Two independent papers in the September 1 issue of G&D reveal a critical role for the ILK protein in regulating cardiac contractility - identifying a new genetic component of heart disease.
Congestive heart failure affects 2-3 million people in the United States annually. A large portion of congestive heart failure cases is caused by a condition known as cardiomyopathy. Cardiomyopathy is a mostly genetic disease of the heart muscle that causes the heart to become enlarged, and to pump less efficiently.
Independent research groups from the labs of Drs. William J. Muller (McGill University) and Wolfgang Rottbauer (University of Heidelberg) demonstrate that the ILK protein is integral to the heart's ability to adapt its force of contraction to meet the body's changing needs for oxygenated blood.
Dr. Rottbauer explains that, "The work reported here suggests for the first time that ILK and some of its binding partners are essential components of the cardiac mechanical stretch sensor, dysfunction of which is suspected to be responsible for a significant proportion of human heart failure."
ILK, or integrin-linked protein kinase, is a component of the integrin signaling pathway, which recognizes changes in the extracellular environment and sends signals within the cell to affect an appropriate cellular response.
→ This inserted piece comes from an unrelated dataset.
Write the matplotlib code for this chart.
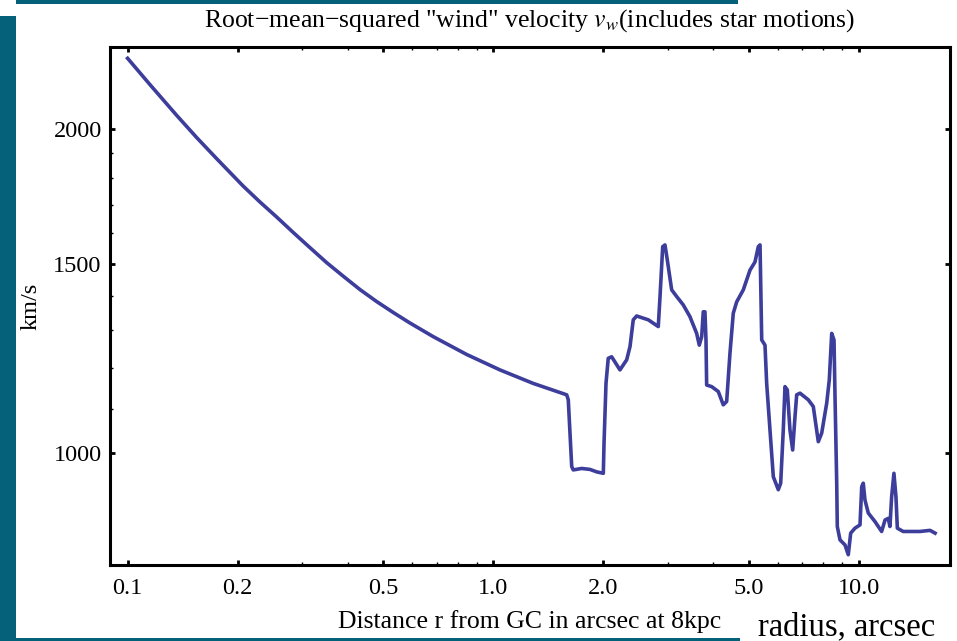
import matplotlib
matplotlib.use("Agg")
import matplotlib.pyplot as plt
from matplotlib.patches import Rectangle
from matplotlib.ticker import FixedLocator, NullFormatter

plt.rcParams['font.family'] = ['Liberation Serif', 'DejaVu Serif']
plt.rcParams['mathtext.fontset'] = 'stix'

# radius in arcsec, rms wind velocity in km/s
radius = [0.1, 0.1151, 0.1362, 0.1544, 0.1752, 0.2071, 0.2301, 0.2556, 0.2838, 0.3152,
          0.3502, 0.3888, 0.4319, 0.4798, 0.5328, 0.5918,
          0.6854, 0.846, 1.043, 1.286, 1.588, 1.604, 1.639, 1.655, 1.745, 1.839,
          1.918, 2.0, 2.009, 2.034, 2.063, 2.108, 2.221, 2.317, 2.366, 2.415,
          2.467, 2.655, 2.827, 2.858, 2.907, 2.949, 2.992, 3.076, 3.174, 3.309,
          3.451, 3.6, 3.66, 3.716, 3.753, 3.793, 3.818, 3.834, 3.957, 4.125,
          4.257, 4.349, 4.44, 4.534, 4.632, 4.829, 5.037, 5.198, 5.307, 5.365,
          5.373, 5.423, 5.536, 5.595, 5.713, 5.834, 6.02, 6.111, 6.212, 6.279,
          6.371, 6.479, 6.59, 6.687, 6.759, 6.902, 7.272, 7.504, 7.745, 7.912,
          8.166, 8.3, 8.427, 8.55, 8.604, 8.697, 8.729, 8.878, 9.162, 9.354,
          9.497, 9.757, 10.07, 10.18, 10.28, 10.39, 10.61, 11.07, 11.54, 11.79,
          12.03, 12.16, 12.29, 12.47, 12.63, 12.74, 13.22, 14.69, 15.65, 16.16]
velocity = [2326, 2199, 2059, 1964, 1877, 1770, 1711, 1657, 1603, 1552,
            1503, 1460, 1419, 1383, 1351, 1321,
            1283, 1235, 1195, 1161, 1133, 1121, 972, 965, 968, 966,
            961, 958, 1022, 1161, 1225, 1229, 1195, 1221, 1256, 1330,
            1341, 1330, 1311, 1397, 1555, 1561, 1512, 1418, 1398, 1373,
            1339, 1292, 1260, 1283, 1353, 1353, 1274, 1157, 1153, 1141,
            1109, 1117, 1238, 1349, 1382, 1418, 1479, 1505, 1555, 1561,
            1522, 1274, 1260, 1161, 1051, 951, 925, 938, 1051, 1153,
            1145, 1051, 1007, 1081, 1133, 1137, 1121, 1105, 1025, 1044,
            1113, 1170, 1292, 1274, 1129, 938, 855, 831, 822, 805,
            843, 852, 858, 931, 938, 905, 880, 864, 846, 867,
            870, 855, 911, 958, 911, 852, 846, 846, 848, 843]

xticks = [0.1, 0.2, 0.5, 1.0, 2.0, 5.0, 10.0]
xtick_labels = ['0.1', '0.2', '0.5', '1.0', '2.0', '5.0', '10.0']
xminor = [0.3, 0.4, 0.6, 0.7, 0.8, 0.9, 3, 4, 6, 7, 8, 9]
yticks = [1000, 1500, 2000]
yminor = [1100, 1200, 1300, 1400, 1600, 1700, 1800, 1900]

teal = '#05607a'

fig = plt.figure(figsize=(9.57, 6.41), dpi=100)
fig.patch.set_facecolor('white')

# slide frame
fig.add_artist(Rectangle((0, 0), 16 / 957, 625 / 641, transform=fig.transFigure,
                         facecolor=teal, edgecolor='none'))
fig.add_artist(Rectangle((16 / 957, 637 / 641), 722 / 957, 4 / 641, transform=fig.transFigure,
                         facecolor=teal, edgecolor='none'))
fig.add_artist(Rectangle((0, 0), 740 / 957, 3 / 641, transform=fig.transFigure,
                         facecolor=teal, edgecolor='none'))

ax = fig.add_axes([110 / 957, 76 / 641, 840 / 957, 518 / 641])
ax.plot(radius, velocity, color='#3d3d9c', lw=2.6, solid_joinstyle='round')

ax.set_xscale('log')
ax.set_yscale('log')
ax.set_xlim(0.0895, 17.75)
ax.set_ylim(787.5, 2383)

ax.xaxis.set_major_locator(FixedLocator(xticks))
ax.set_xticklabels(xtick_labels)
ax.xaxis.set_minor_locator(FixedLocator(xminor))
ax.xaxis.set_minor_formatter(NullFormatter())
ax.yaxis.set_major_locator(FixedLocator(yticks))
ax.set_yticklabels([str(t) for t in yticks])
ax.yaxis.set_minor_locator(FixedLocator(yminor))
ax.yaxis.set_minor_formatter(NullFormatter())

for s in ax.spines.values():
    s.set_linewidth(2.2)
ax.tick_params(which='major', direction='in', length=3.5, width=2, labelsize=17.5,
               top=True, right=True)
ax.tick_params(axis='x', which='major', pad=9)
ax.tick_params(axis='y', which='major', pad=6)
ax.tick_params(which='minor', direction='in', length=2, width=1, top=True, right=False)

ax.set_title('Root\u2212mean\u2212squared "wind" velocity $v_w$(includes star motions)',
             fontsize=18.5, pad=15)
ax.set_xlabel('Distance r from GC in arcsec at 8kpc', fontsize=18.5, va='center')
ax.xaxis.set_label_coords(0.5, -0.110)
ax.set_ylabel('km/s', fontsize=17.5, va='center')
ax.yaxis.set_label_coords(-0.094, 0.5)

fig.text(847 / 957, 1 - 627 / 641, 'radius, arcsec', fontsize=23.5, ha='center', va='center')

fig.savefig('out.png', dpi=100)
In particular, integrins direct the assembly of actin-based adhesion structures to propagate cellular forces, and are thus essential for cell migration, growth, and survival.
Using two different animal model systems, Drs. Muller and Rottbauer show that loss of ILK in heart cells results in cardiomyopathy and heart failure. Lead author Donald White, a post-doctoral fellow in Dr. Muller's lab emphasizes that, "The fact that ILK plays such a critical role in cardiac physiology in such different organisms is undoubtedly exciting. It reinforces the central importance of this molecule in such a vital physiological process."
Dr. Muller adds: "Our collaborators at the Montreal Heart Institute, Montreal's Shriners' Hospital and the BC Cancer Agency have really played a critical role in helping us understand the role of ILK in cardiac physiology. We hope that our work will provide an ideal model for testing therapeutic strategies for heart disease, including exciting new approaches involving the use of stem cells to repair damaged heart tissue."